L'histoire suit celle d'un jeune aristocrate de 17 ans, Petr Andréevitch Grinev, qui se coule une vie belle loin des soucis dans la maison familiale de ses parents sur la Volga. Mais un jour, son père, homme sévère voulant endurcir son fils, décida de l'envoyer dans l'armée : pas dans la trop facile Garde de Pétersbourg mais - oh comble! - dans le fort de Bélogorsk dans l'Oural, là où on envoie toute la racaille soldatesque! Accompagné par son fidèle et parcimonieux éducateur Savéliitch, l'immature Petr ne se doutera pas dans son chemin qu'un concours de circonstances et de hasards l'emmènera dans la plus grande aventure de sa vie dont le grand catalyseur est son amour inusité pour la fille du commandant de Bélogorsk, la jeune Maria Ivanovna. Pour les deux jeunes gens, la passion les mènera rapidement dans la tourmente lorsque Bélogorsk sera attaqué et pillé par les cosaques de Pougatchev. S'ensuivra un apprentissage initiatique du devoir et de la dure réalité, composé d'amitiés saugrenues et de trahisons inusitées. Néanmoins, l'amour parviendra à triompher sur la haine et la rancune.

Pouchkine reste égal à lui-même : sa prose est simple tout en nous décrivant avec intensité et réalisme les scènes de violence (comme l'attaque de Bélogorsk) et en nous montrant des personnages riches et colorés qui doivent souvent faire face à leurs dilemmes et contradictions intérieures. Les personnages de Petr et de Maria devront apprendre à entrer pour de bon dans le véritable monde des adultes, tout en assumant leurs responsabilités et fidélité envers l'empire russe.
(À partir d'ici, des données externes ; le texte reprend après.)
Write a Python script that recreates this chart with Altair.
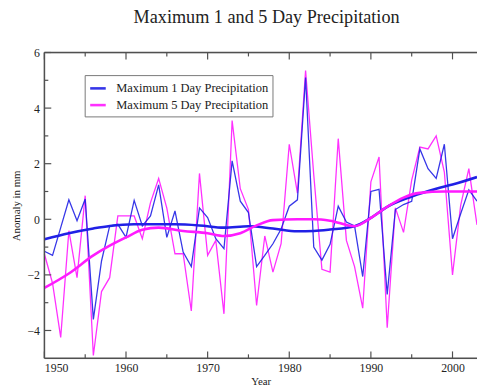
import altair as alt
import pandas as pd

S1 = "Maximum 1 Day Precipitation"
S5 = "Maximum 5 Day Precipitation"

years = list(range(1950, 2004))
max1 = [-1.15, -1.3, -0.3, 0.7, -0.05, 0.73, -3.6, -1.5, -0.24, -0.18,
        -0.65, 0.68, -0.24, 0.12, 1.24, -0.65, 0.3, -1.18, -1.7, 0.41,
        0.06, -0.7, -1.06, 2.1, 0.65, 0.24, -1.7, -1.3, -0.88, -0.35,
        0.47, 0.7, 5.1, -1.0, -1.47, -0.9, 0.47, -0.1, -0.24, -2.06,
        1.0, 1.08, -2.7, 0.35, 0.53, 0.65, 2.53, 1.82, 1.47, 2.7,
        -0.7, 0.2, 1.06, 0.65]
max5 = [-1.25, -2.3, -4.25, -0.41, -2.1, 0.85, -4.9, -2.6, -2.1, 0.12,
        0.12, 0.12, -0.7, 0.6, 1.47, 0.4, -1.24, -1.24, -3.3, 1.65,
        -1.3, -0.76, -3.4, 3.55, 1.1, 0.35, -3.1, -0.6, -1.9, -0.88,
        2.7, 0.94, 5.35, 1.6, -1.8, -1.9, 2.9, -0.76, -1.7, -3.2,
        1.35, 2.24, -3.9, 0.41, -0.47, 1.41, 2.6, 2.53, 3.0, 1.7,
        -2.0, 0.5, 1.82, -0.2]

trend1_years = [1950, 1953, 1956, 1958, 1961, 1966, 1969, 1972, 1975, 1978,
                1981, 1983, 1985, 1988, 1990, 1992, 1995, 1998, 2000, 2003]
trend1 = [-0.72, -0.5, -0.33, -0.24, -0.18, -0.18, -0.22, -0.3, -0.25, -0.33,
          -0.43, -0.42, -0.37, -0.25, 0.05, 0.45, 0.82, 1.1, 1.25, 1.52]
trend5_years = [1950, 1953, 1956, 1958, 1960, 1962, 1964, 1967, 1970, 1972,
                1974, 1976, 1978, 1981, 1983, 1985, 1988, 1990, 1992, 1994,
                1996, 1999, 2003]
trend5 = [-2.47, -1.95, -1.3, -0.95, -0.65, -0.38, -0.3, -0.42, -0.5, -0.6,
          -0.5, -0.22, -0.03, 0.0, 0.0, -0.05, -0.25, 0.05, 0.45, 0.78,
          0.95, 1.0, 1.0]

x_major = [1950, 1960, 1970, 1980, 1990, 2000]
x_minor = [1955, 1965, 1975, 1985, 1995]
y_major = [-4, -2, 0, 2, 4, 6]
y_minor = [-3, -1, 1, 3, 5]

BLUE = "#2020e6"
MAG = "#ff1aff"
FRAME = "#505050"
FONT = "Times New Roman"
W, H = 440, 311

raw = pd.DataFrame({
    "Year": years * 2,
    "value": max1 + max5,
    "series": [S1] * len(years) + [S5] * len(years),
})
trend = pd.DataFrame({
    "Year": trend1_years + trend5_years,
    "value": trend1 + trend5,
    "series": [S1] * len(trend1_years) + [S5] * len(trend5_years),
})

xs = alt.Scale(domain=[1950, 2003], nice=False, zero=False)
ys = alt.Scale(domain=[-5, 6], nice=False, zero=False)

color = alt.Color(
    "series:N",
    scale=alt.Scale(domain=[S1, S5], range=[BLUE, MAG]),
    legend=alt.Legend(
        title=None, orient="none", legendX=41, legendY=23,
        symbolType="stroke", symbolStrokeWidth=2.6, symbolSize=250,
        labelFont=FONT, labelFontSize=12.7, labelColor="#222",
        strokeColor="#777", fillColor="white", padding=4,
        rowPadding=0, labelOffset=9,
    ),
)

x_enc = alt.X("Year:Q", scale=xs, title="Year", axis=alt.Axis(
    values=x_major, format="d", ticks=False, domain=False, grid=False,
    labelFont=FONT, labelFontSize=12, labelPadding=4, labelColor="#222",
    titleFont=FONT, titleFontSize=11, titleFontWeight="normal",
    titlePadding=3, titleColor="#222"))
y_enc = alt.Y("value:Q", scale=ys, title="Anomaly in mm", axis=alt.Axis(
    values=y_major, ticks=False, domain=False, grid=False,
    labelFont=FONT, labelFontSize=12, labelPadding=5, labelColor="#222",
    titleFont=FONT, titleFontSize=11, titleFontWeight="normal",
    titlePadding=6, titleColor="#222"))

lines5 = alt.Chart(raw[raw.series == S5]).mark_line(strokeWidth=1.3, opacity=0.9).encode(
    x=x_enc, y=y_enc, color=color)
lines1 = alt.Chart(raw[raw.series == S1]).mark_line(strokeWidth=1.3, opacity=0.9).encode(
    x=x_enc, y=y_enc, color=color)
trends = alt.Chart(trend).mark_line(strokeWidth=2.6, interpolate="monotone").encode(
    x=alt.X("Year:Q", scale=xs, title="Year"),
    y=alt.Y("value:Q", scale=ys, title="Anomaly in mm"),
    color=color)

def xticks(vals, length, top):
    y0, y1 = (0, length) if top else (H, H - length)
    return alt.Chart(pd.DataFrame({"Year": vals})).mark_rule(
        color=FRAME, strokeWidth=1.2).encode(
        x=alt.X("Year:Q", scale=xs, title="Year"),
        y=alt.value(y0), y2=alt.value(y1))

def yticks(vals, length):
    return alt.Chart(pd.DataFrame({"value": vals})).mark_rule(
        color=FRAME, strokeWidth=1.2).encode(
        y=alt.Y("value:Q", scale=ys, title="Anomaly in mm"),
        x=alt.value(0), x2=alt.value(length))

one = pd.DataFrame({"a": [0]})
frame_top = alt.Chart(one).mark_rule(color=FRAME, strokeWidth=1.5).encode(
    x=alt.value(0), x2=alt.value(W), y=alt.value(0))
frame_bottom = alt.Chart(one).mark_rule(color=FRAME, strokeWidth=1.5).encode(
    x=alt.value(0), x2=alt.value(W), y=alt.value(H))
frame_left = alt.Chart(one).mark_rule(color=FRAME, strokeWidth=1.5).encode(
    x=alt.value(0), y=alt.value(0), y2=alt.value(H))

chart = alt.layer(
    lines5, lines1, trends,
    xticks(x_major, 7, False), xticks(x_minor, 4, False),
    xticks(x_major, 7, True), xticks(x_minor, 4, True),
    yticks(y_major, 7), yticks(y_minor, 4),
    frame_top, frame_bottom, frame_left,
).properties(
    width=W, height=H,
    autosize=alt.AutoSizeParams(type="none"),
    padding={"left": 37, "top": 42, "right": 0, "bottom": 29},
    title=alt.TitleParams(
        "Maximum 1 and 5 Day Precipitation", font=FONT, fontSize=18.5,
        fontWeight="normal", color="#222", anchor="middle", offset=21, dx=6),
).configure_view(stroke=None).configure(background="white", font=FONT)

chart.save("out.html", embed_options={"renderer": "svg", "actions": False})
L'auteur nous dresse le portrait d'un Pougatchev complexe, convaincu dans sa folie, coincé dans la fatalité et capable des pires cruautés comme des plus nobles sentiments.

J'ai bien aimé le roman, quoique la fin (qui concerne Maria mais je ne vous en dirai pas plus!) m'ait semblé un peu simpliste, comme si l'auteur n'a pas voulu donner beaucoup de temps à cette jeune fille qui porte pourtant le titre de son roman.

Mais à part ça, « La Fille du Capitaine » est une oeuvre quant même bien réussie avec un scénario ingénieux digne d'un roman de Dumas.